**INFORMATION SUPPLIED**

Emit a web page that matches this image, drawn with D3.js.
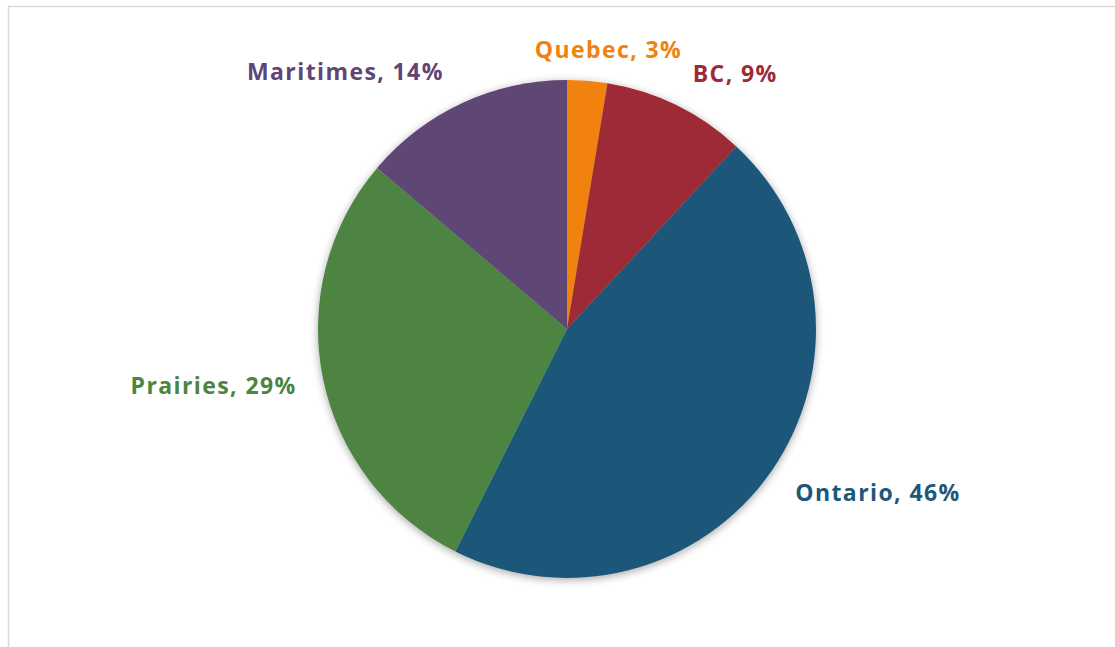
<!DOCTYPE html>
<html>
<head>
<meta charset="utf-8">
<script src="https://cdn.jsdelivr.net/npm/d3@7"></script>
<style>
  html, body { margin: 0; padding: 0; background: #fff; }
  svg { display: block; }
  .label { font-family: "Open Sans", Lato, sans-serif; font-weight: bold; font-size: 23px; letter-spacing: 1.4px; }
</style>
</head>
<body>
<svg id="chart"></svg>
<script>
// data
const regions = ["Quebec", "BC", "Ontario", "Prairies", "Maritimes"];
const shares = [2.6, 9.3, 45.5, 28.8, 13.8];
const colors = ["#F0820F", "#9E2A38", "#1E5779", "#4D8443", "#5F4675"];
// little nudges for the labels (excel places them by hand-ish)
const labelNudge = [[-55, 1], [3, -3], [-1, 7], [3, 3], [-6, -2]];

const width = 1115;
const height = 647;
const cx = 567, cy = 329, radius = 249;

const svg = d3.select('svg#chart').attr('width', width).attr('height', height);

// chart area border
svg.append('rect')
  .attr('x', 8.5).attr('y', 6.5)
  .attr('width', width + 10).attr('height', height + 10)
  .attr('fill', 'none').attr('stroke', '#D9D9D9').attr('stroke-width', 1.5);

const defs = svg.append('defs');
const shadow = defs.append('filter').attr('id', 'shadow')
  .attr('x', '-10%').attr('y', '-10%').attr('width', '120%').attr('height', '120%');
shadow.append('feGaussianBlur').attr('in', 'SourceAlpha').attr('stdDeviation', 4).attr('result', 'blur');
shadow.append('feOffset').attr('dx', 0).attr('dy', 2).attr('result', 'off');
shadow.append('feComponentTransfer').append('feFuncA').attr('type', 'linear').attr('slope', 0.35);
const merge = shadow.append('feMerge');
merge.append('feMergeNode');
merge.append('feMergeNode').attr('in', 'SourceGraphic');

const data = regions.map((r, i) => ({ region: r, value: shares[i], color: colors[i], nudge: labelNudge[i] }));

const pie = d3.pie().value(d => d.value).sort(null);
const arc = d3.arc().innerRadius(0).outerRadius(radius);
const labelArc = d3.arc().innerRadius(radius + 30).outerRadius(radius + 30);

const g = svg.append('g').attr('transform', 'translate(' + cx + ',' + cy + ')');

g.append('g').attr('filter', 'url(#shadow)')
  .selectAll('path').data(pie(data)).enter().append('path')
  .attr('d', arc)
  .attr('fill', d => d.data.color);

g.selectAll('text').data(pie(data)).enter().append('text')
  .attr('class', 'label')
  .attr('fill', d => d.data.color)
  .attr('text-anchor', d => {
    const mid = (d.startAngle + d.endAngle) / 2;
    return mid < Math.PI ? 'start' : 'end';
  })
  .attr('dominant-baseline', 'middle')
  .attr('x', d => labelArc.centroid(d)[0] + d.data.nudge[0])
  .attr('y', d => labelArc.centroid(d)[1] + d.data.nudge[1])
  .text(d => d.data.region + ', ' + Math.round(d.data.value) + '%');
</script>
</body>
</html>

**TASK**
Reproduce the material above in full, exactly, with no images.

**ANSWER TO THIS EXERCISE**
Emit a web page that matches this image, drawn with D3.js.
<!DOCTYPE html>
<html>
<head>
<meta charset="utf-8">
<script src="https://cdn.jsdelivr.net/npm/d3@7"></script>
<style>
  html, body { margin: 0; padding: 0; background: #fff; }
  svg { display: block; }
  .label { font-family: "Open Sans", Lato, sans-serif; font-weight: bold; font-size: 23px; letter-spacing: 1.4px; }
</style>
</head>
<body>
<svg id="chart"></svg>
<script>
// data
const regions = ["Quebec", "BC", "Ontario", "Prairies", "Maritimes"];
const shares = [2.6, 9.3, 45.5, 28.8, 13.8];
const colors = ["#F0820F", "#9E2A38", "#1E5779", "#4D8443", "#5F4675"];
// little nudges for the labels (excel places them by hand-ish)
const labelNudge = [[-55, 1], [3, -3], [-1, 7], [3, 3], [-6, -2]];

const width = 1115;
const height = 647;
const cx = 567, cy = 329, radius = 249;

const svg = d3.select('svg#chart').attr('width', width).attr('height', height);

// chart area border
svg.append('rect')
  .attr('x', 8.5).attr('y', 6.5)
  .attr('width', width + 10).attr('height', height + 10)
  .attr('fill', 'none').attr('stroke', '#D9D9D9').attr('stroke-width', 1.5);

const defs = svg.append('defs');
const shadow = defs.append('filter').attr('id', 'shadow')
  .attr('x', '-10%').attr('y', '-10%').attr('width', '120%').attr('height', '120%');
shadow.append('feGaussianBlur').attr('in', 'SourceAlpha').attr('stdDeviation', 4).attr('result', 'blur');
shadow.append('feOffset').attr('dx', 0).attr('dy', 2).attr('result', 'off');
shadow.append('feComponentTransfer').append('feFuncA').attr('type', 'linear').attr('slope', 0.35);
const merge = shadow.append('feMerge');
merge.append('feMergeNode');
merge.append('feMergeNode').attr('in', 'SourceGraphic');

const data = regions.map((r, i) => ({ region: r, value: shares[i], color: colors[i], nudge: labelNudge[i] }));

const pie = d3.pie().value(d => d.value).sort(null);
const arc = d3.arc().innerRadius(0).outerRadius(radius);
const labelArc = d3.arc().innerRadius(radius + 30).outerRadius(radius + 30);

const g = svg.append('g').attr('transform', 'translate(' + cx + ',' + cy + ')');

g.append('g').attr('filter', 'url(#shadow)')
  .selectAll('path').data(pie(data)).enter().append('path')
  .attr('d', arc)
  .attr('fill', d => d.data.color);

g.selectAll('text').data(pie(data)).enter().append('text')
  .attr('class', 'label')
  .attr('fill', d => d.data.color)
  .attr('text-anchor', d => {
    const mid = (d.startAngle + d.endAngle) / 2;
    return mid < Math.PI ? 'start' : 'end';
  })
  .attr('dominant-baseline', 'middle')
  .attr('x', d => labelArc.centroid(d)[0] + d.data.nudge[0])
  .attr('y', d => labelArc.centroid(d)[1] + d.data.nudge[1])
  .text(d => d.data.region + ', ' + Math.round(d.data.value) + '%');
</script>
</body>
</html>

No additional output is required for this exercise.